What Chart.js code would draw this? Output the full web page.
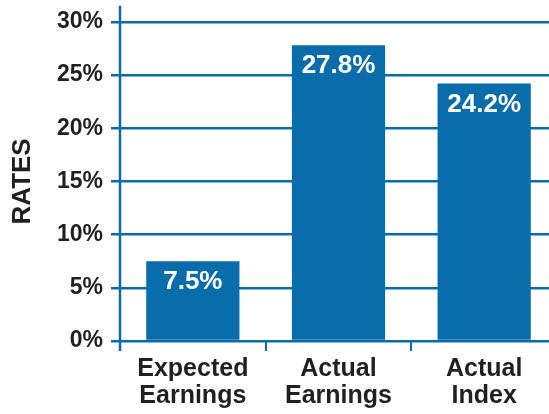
<!DOCTYPE html>
<html>
<head>
<meta charset="utf-8">
<script src="https://cdn.jsdelivr.net/npm/chart.js@4.4.1/dist/chart.umd.min.js"></script>
<style>
  html, body { margin: 0; padding: 0; background: #ffffff; overflow: hidden; }
  #wrap { position: relative; width: 557px; height: 414px; }
</style>
</head>
<body>
<div id="wrap"><canvas id="c"></canvas></div>
<script>
// Return rates by category
const categories = [['Expected', 'Earnings'], ['Actual', 'Earnings'], ['Actual', 'Index']];
const rates = [7.5, 27.8, 24.2];
const yTicks = [0, 5, 10, 15, 20, 25, 30];

const BLUE = '#0a6dab';
const INK = '#231f20';
const FONT = "'Liberation Sans', Arial, sans-serif";

// Value labels written inside the top of each bar
const barValueLabels = {
  id: 'barValueLabels',
  afterDatasetsDraw(chart) {
    const ctx = chart.ctx;
    const meta = chart.getDatasetMeta(0);
    ctx.save();
    ctx.fillStyle = '#ffffff';
    ctx.font = 'bold 26px ' + FONT;
    ctx.textAlign = 'center';
    ctx.textBaseline = 'alphabetic';
    meta.data.forEach((bar, i) => {
      ctx.fillText(rates[i].toFixed(1) + '%', bar.x, bar.y + 28);
    });
    ctx.restore();
  }
};

// Vertical axis line that rises a little above the top gridline
const axisLine = {
  id: 'axisLine',
  afterDraw(chart) {
    const { ctx, chartArea } = chart;
    ctx.save();
    ctx.strokeStyle = BLUE;
    ctx.lineWidth = 2.5;
    ctx.beginPath();
    ctx.moveTo(chartArea.left, chartArea.top - 16);
    ctx.lineTo(chartArea.left, chartArea.bottom + 10);
    ctx.stroke();
    ctx.restore();
  }
};

new Chart(document.getElementById('c'), {
  type: 'bar',
  data: {
    labels: categories,
    datasets: [{
      data: rates,
      backgroundColor: BLUE,
      borderWidth: 0,
      categoryPercentage: 1,
      barPercentage: 0.64
    }]
  },
  options: {
    responsive: true,
    maintainAspectRatio: false,
    animation: false,
    layout: { padding: { top: 21, right: 0, left: 7, bottom: 0 } },
    plugins: { legend: { display: false }, tooltip: { enabled: false } },
    scales: {
      x: {
        grid: {
          offset: true,
          drawOnChartArea: false,
          drawTicks: true,
          tickLength: 10,
          color: BLUE,
          lineWidth: 2
        },
        border: { display: false },
        ticks: {
          color: INK,
          font: { family: FONT, size: 25, weight: 'bold', lineHeight: 1.1 },
          padding: 4,
          maxRotation: 0
        },
        afterFit(scale) { scale.height = 73; }
      },
      y: {
        min: 0,
        max: 30,
        afterBuildTicks(scale) { scale.ticks = yTicks.map(v => ({ value: v })); },
        grid: {
          color: BLUE,
          lineWidth: 2.5,
          tickLength: 9
        },
        border: { display: false },
        ticks: {
          color: INK,
          font: { family: FONT, size: 23, weight: 'bold' },
          padding: 8,
          callback: v => v + '%'
        },
        title: {
          display: true,
          text: 'RATES',
          color: INK,
          font: { family: FONT, size: 26, weight: 'bold' },
          padding: { top: 0, bottom: 6 }
        },
        afterFit(scale) { scale.width = 113; }
      }
    }
  },
  plugins: [barValueLabels, axisLine]
});
</script>
</body>
</html>
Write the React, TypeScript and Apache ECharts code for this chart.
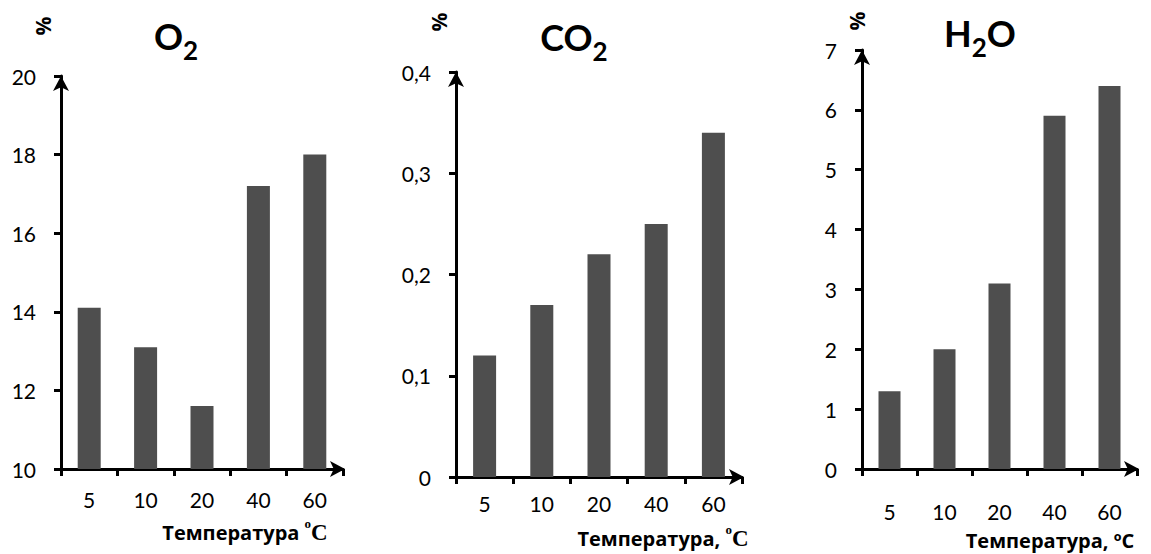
import React, { useEffect, useRef } from "react";
import * as echarts from "echarts";

const categories = ["5", "10", "20", "40", "60"];
const o2Values = [14.1, 13.1, 11.6, 17.2, 18.0];
const co2Values = [0.12, 0.17, 0.22, 0.25, 0.34];
const h2oValues = [1.3, 2.0, 3.1, 5.9, 6.4];

const BAR = "#4e4e4e";
const FONT = "Lato";
const NAME_FONT = "Open Sans";

function makeAxes(idx: number, min: number, max: number, interval: number, labelMargin: number, fmt?: (v: number) => string) {
  const xAxis = {
    type: "category",
    gridIndex: idx,
    data: categories,
    boundaryGap: true,
    axisLine: {
      lineStyle: { color: "#000", width: 3 },
      symbol: ["none", "arrow"],
      symbolSize: [12, 15],
      symbolOffset: [0, 2],
    },
    axisTick: { show: true, length: 7, lineStyle: { color: "#000", width: 3 } },
    axisLabel: { color: "#000", fontFamily: FONT, fontSize: 21, margin: labelMargin },
    splitLine: { show: false },
  };
  const yAxis = {
    type: "value",
    gridIndex: idx,
    min,
    max,
    interval,
    axisLine: {
      show: true,
      lineStyle: { color: "#000", width: 3 },
      symbol: ["none", "arrow"],
      symbolSize: [12, 15],
      symbolOffset: [0, 0],
    },
    axisTick: { show: true, length: 7, lineStyle: { color: "#000", width: 3 } },
    axisLabel: {
      color: "#000",
      fontFamily: FONT,
      fontSize: 21,
      margin: 25,
      formatter: fmt,
    },
    splitLine: { show: false },
  };
  return { xAxis, yAxis };
}

export default function App() {
  const ref = useRef<HTMLDivElement>(null);
  useEffect(() => {
    if (!ref.current) return;
    const chart = echarts.init(ref.current, undefined, { renderer: "svg" });
    const a1 = makeAxes(0, 10, 20, 2, 20);
    const a2 = makeAxes(1, 0, 0.4, 0.1, 16, (v: number) => (v === 0 ? "0" : v.toFixed(1).replace(".", ",")));
    const a3 = makeAxes(2, 0, 7, 1, 32);

    const titleRich = {
      a: { fontFamily: FONT, fontWeight: "bold", fontSize: 36, lineHeight: 36, verticalAlign: "top", color: "#000" },
      b: { fontFamily: FONT, fontWeight: "bold", fontSize: 26, lineHeight: 64, verticalAlign: "middle", color: "#000" },
    };
    const nameRich = {
      s: { fontFamily: NAME_FONT, fontWeight: "bold", fontSize: 20, lineHeight: 22, color: "#000" },
      o: { fontFamily: "Liberation Serif", fontWeight: "bold", fontSize: 13, color: "#000", verticalAlign: "top", lineHeight: 30 },
      c: { fontFamily: "Liberation Serif", fontWeight: "bold", fontSize: 23, lineHeight: 22, color: "#000" },
    };

    const title = (x: number, y: number, text: string) => ({
      type: "text",
      x,
      y,
      style: { text, rich: titleRich, align: "center", verticalAlign: "top" },
    });
    const pct = (x: number, y: number) => ({
      type: "text",
      x,
      y,
      rotation: Math.PI / 2,
      style: { text: "%", fontFamily: NAME_FONT, fontWeight: "bold", fontSize: 21, fill: "#000", align: "center", verticalAlign: "middle" },
    });
    const axName = (x: number, y: number, text: string) => ({
      type: "text",
      x,
      y,
      style: { text, rich: nameRich, align: "center", verticalAlign: "middle" },
    });

    chart.setOption({
      animation: false,
      grid: [
        { left: 61, top: 76, width: 282, height: 393 },
        { left: 456, top: 72, width: 286, height: 405 },
        { left: 862, top: 50, width: 275, height: 419 },
      ],
      xAxis: [a1.xAxis, a2.xAxis, a3.xAxis],
      yAxis: [a1.yAxis, a2.yAxis, a3.yAxis],
      series: [
        { type: "bar", xAxisIndex: 0, yAxisIndex: 0, data: o2Values, barWidth: 23, itemStyle: { color: BAR } },
        { type: "bar", xAxisIndex: 1, yAxisIndex: 1, data: co2Values, barWidth: 23, itemStyle: { color: BAR } },
        { type: "bar", xAxisIndex: 2, yAxisIndex: 2, data: h2oValues, barWidth: 22, itemStyle: { color: BAR } },
      ],
      graphic: [
        title(176, 18, "{a|O}{b|2}"),
        title(574, 19, "{a|CO}{b|2}"),
        title(980, 15, "{a|H}{b|2}{a|O}"),
        pct(43, 26),
        pct(439, 22),
        pct(857, 21),
        axName(245, 532, "{s|Температура }{o|o}{c|C}"),
        axName(663, 538, "{s|Температура, }{o|o}{c|C}"),
        axName(1050, 540, "{s|Температура, ºC}"),
      ],
    });
    return () => chart.dispose();
  }, []);
  return <div ref={ref} style={{ position: "absolute", left: 0, top: 0, width: 1151, height: 554 }} />;
}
********
● **EXERCISE AIM**
Everything above from the line with "Write the React, TypeScript" through the line with "const a3 = makeAxes(2, 0, 7, 1, 32);" should be retyped exactly, and nothing else; omit pictures.

● **RESULT FOR THIS EXERCISE**
Write the React, TypeScript and Apache ECharts code for this chart.
import React, { useEffect, useRef } from "react";
import * as echarts from "echarts";

const categories = ["5", "10", "20", "40", "60"];
const o2Values = [14.1, 13.1, 11.6, 17.2, 18.0];
const co2Values = [0.12, 0.17, 0.22, 0.25, 0.34];
const h2oValues = [1.3, 2.0, 3.1, 5.9, 6.4];

const BAR = "#4e4e4e";
const FONT = "Lato";
const NAME_FONT = "Open Sans";

function makeAxes(idx: number, min: number, max: number, interval: number, labelMargin: number, fmt?: (v: number) => string) {
  const xAxis = {
    type: "category",
    gridIndex: idx,
    data: categories,
    boundaryGap: true,
    axisLine: {
      lineStyle: { color: "#000", width: 3 },
      symbol: ["none", "arrow"],
      symbolSize: [12, 15],
      symbolOffset: [0, 2],
    },
    axisTick: { show: true, length: 7, lineStyle: { color: "#000", width: 3 } },
    axisLabel: { color: "#000", fontFamily: FONT, fontSize: 21, margin: labelMargin },
    splitLine: { show: false },
  };
  const yAxis = {
    type: "value",
    gridIndex: idx,
    min,
    max,
    interval,
    axisLine: {
      show: true,
      lineStyle: { color: "#000", width: 3 },
      symbol: ["none", "arrow"],
      symbolSize: [12, 15],
      symbolOffset: [0, 0],
    },
    axisTick: { show: true, length: 7, lineStyle: { color: "#000", width: 3 } },
    axisLabel: {
      color: "#000",
      fontFamily: FONT,
      fontSize: 21,
      margin: 25,
      formatter: fmt,
    },
    splitLine: { show: false },
  };
  return { xAxis, yAxis };
}

export default function App() {
  const ref = useRef<HTMLDivElement>(null);
  useEffect(() => {
    if (!ref.current) return;
    const chart = echarts.init(ref.current, undefined, { renderer: "svg" });
    const a1 = makeAxes(0, 10, 20, 2, 20);
    const a2 = makeAxes(1, 0, 0.4, 0.1, 16, (v: number) => (v === 0 ? "0" : v.toFixed(1).replace(".", ",")));
    const a3 = makeAxes(2, 0, 7, 1, 32);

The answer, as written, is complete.